U.S. bond yields and the Dollar rose after new data confirmed inflationary pressures in the U.S. economy continue to build, lowering the odds of a Federal Reserve interest rate cut.

This after the ISM services PMI survey showed that prices paid by businesses reached the highest level since February 2023.

"Most sub-components notched gains, but none rivaled the 6.2 point jump in the prices paid component, which signaled the broadest increase in service sector costs since February 2023," says Tim Quinlan, an economist at Wells Fargo.

The market now thinks the Fed won't cut interest rates again before July, underscoring the 'higher for longer' interest rate thesis that has underpinned the Dollar rally which has been in place since October 2024.

This after the U.S. ISM Non-Manufacturing PMI headlined at 54.1 in December, up from 52.1 in November and ahead of consensus estimates for 53.5.


Above: PMI prices paid points to rising inflationary pressures.


Elsewhere, U.S. JOLTS Job Openings increased to a six-month high of 8.098MN in November, easily beating expectations for 7.740MN and the previous month's 7.744MN.

The Pound to Dollar exchange rate fell back to 1.25 in the wake of these data that pointed to a heating U.S. economy, which constrasts notably with the stagnating UK economy.

"Today's data suggests that the economy is maintaining its strong momentum and that inflation continues to be sticky," says James Knightley, Chief International Economist at ING Bank.

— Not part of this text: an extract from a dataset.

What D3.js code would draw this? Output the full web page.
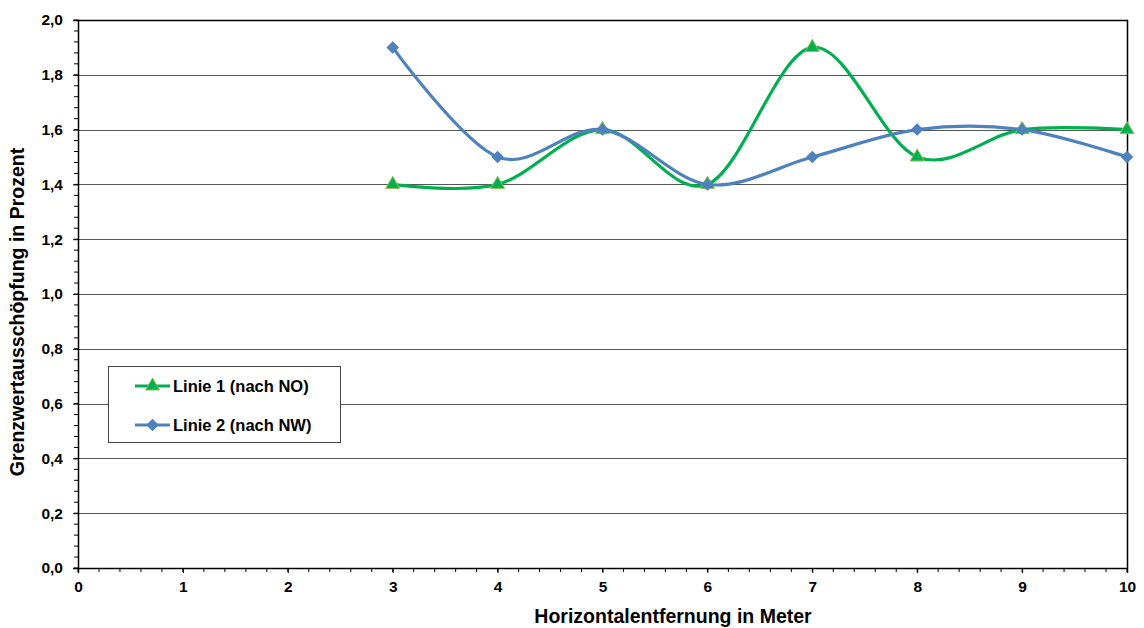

"The combination of decent growth, elevated inflation concerns and a slowing, but not collapsing jobs market continues to see the market reducing the pricing on potential interest rate cuts this year. Only 35bp is priced with the first rate cut not fully discounted until July," he adds.

The Dollar will also stay supported amidst market uncertainty linked to President-elect Donald Trump's tariff plans.

There was talk Monday that he was watering down plans, but the man himself refuted such rumours, which prompted the U.S. Dollar to recover from earlier losses.

"It does feel like this could well set the tone for the year ahead – plenty of conflicting ‘sources’ reporting, with a ton of Trump social media posts in the mix as well, all creating a messy backdrop for traders to operate in," says Michael Brown, Senior Research Strategist at Pepperstone.